31 January 2009

The Prime Minister takes my advice or is it that great minds think alike

I had some gratuitous? advice for the Ruddster...

"The Prime Minister needs to review the errors of Scullen, ditch the tawdry advice of those who "didn't see it coming" and get ready to bite the bullet and abandon, repudiate and punish those responsible for this long terrible sleepwalk into disaster: the property and real estate carny barkers, the directors of public companies unresponsive to the will of shareholders, the housing developers against local democracy, the auditors and accountants who certified an oligopoly of greed and tax fraud prudent in return for a place on the gravy train. And generally, the whole media, business and professional elite that apropriated twenty years of productivity growth on the promise of prosperity for all and delivered instead declining real incomes, insecurity of tenure and equal opportunity disaster."

open letter to PM

Well, I only caught the zeitgeist, I guess because Rudd's letter of thanks didn't arive.
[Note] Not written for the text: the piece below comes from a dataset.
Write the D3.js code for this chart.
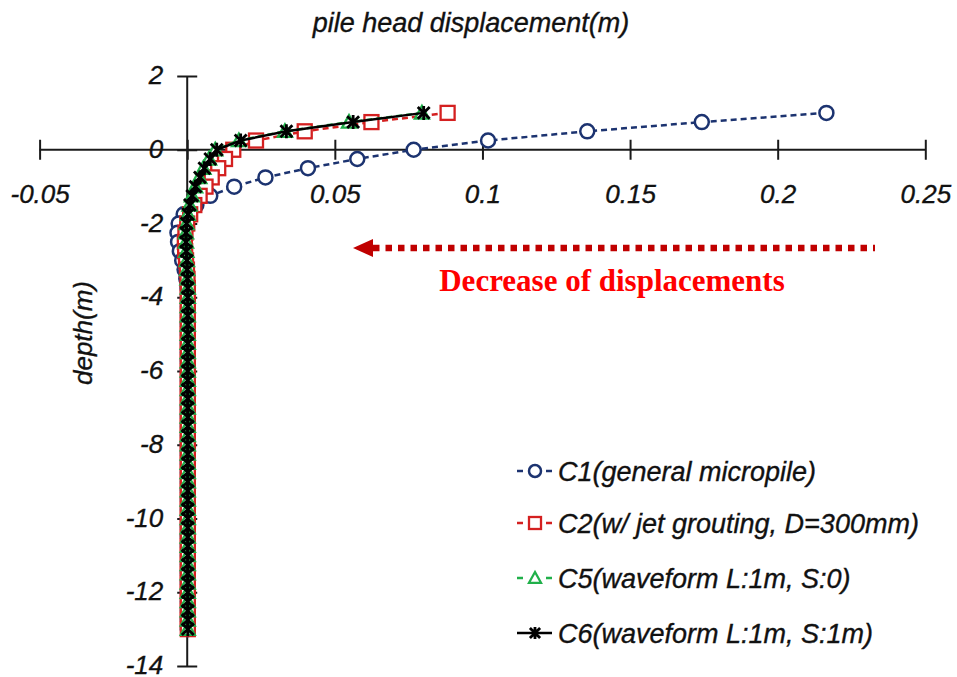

But the news of his 180 degree turn is everywhere..

"In an essay to be published next week, the Prime Minister is scathing of the neo-liberals who began refashioning the market system in the 1970s, and ultimately brought about the global financial crisis.


"The time has come, off the back of the current crisis, to proclaim that the great neo-liberal experiment of the past 30 years has failed, that the emperor has no clothes," he writes of those who placed their faith in the corrective powers of the market.


"Neo-liberalism and the free-market fundamentalism it has produced has been revealed as little more than personal greed dressed up as an economic philosophy. And, ironically, it now falls to social democracy to prevent liberal capitalism from cannibalising itself."


Mr Rudd writes in The Monthly that just as Franklin Roosevelt rebuilt US capitalism after the Great Depression, modern-day "social democrats" such as himself and the US President, Barack Obama, must do the same again. But he argues that "minor tweakings of long-established orthodoxies will not do" and advocates a new system that reaches beyond the 70-year-old interventionist principles of John Maynard Keynes.


"A system of open markets, unambiguously regulated by an activist state, and one in which the state intervenes to reduce the greater inequalities that competitive markets will inevitably generate," he writes.


He urges "a new contract for the future that eschews the extremism of both the left and right".


He mocks neo-liberals "who now find themselves tied in ideological knots in being forced to rely on the state they fundamentally despise to save financial markets from collapse"."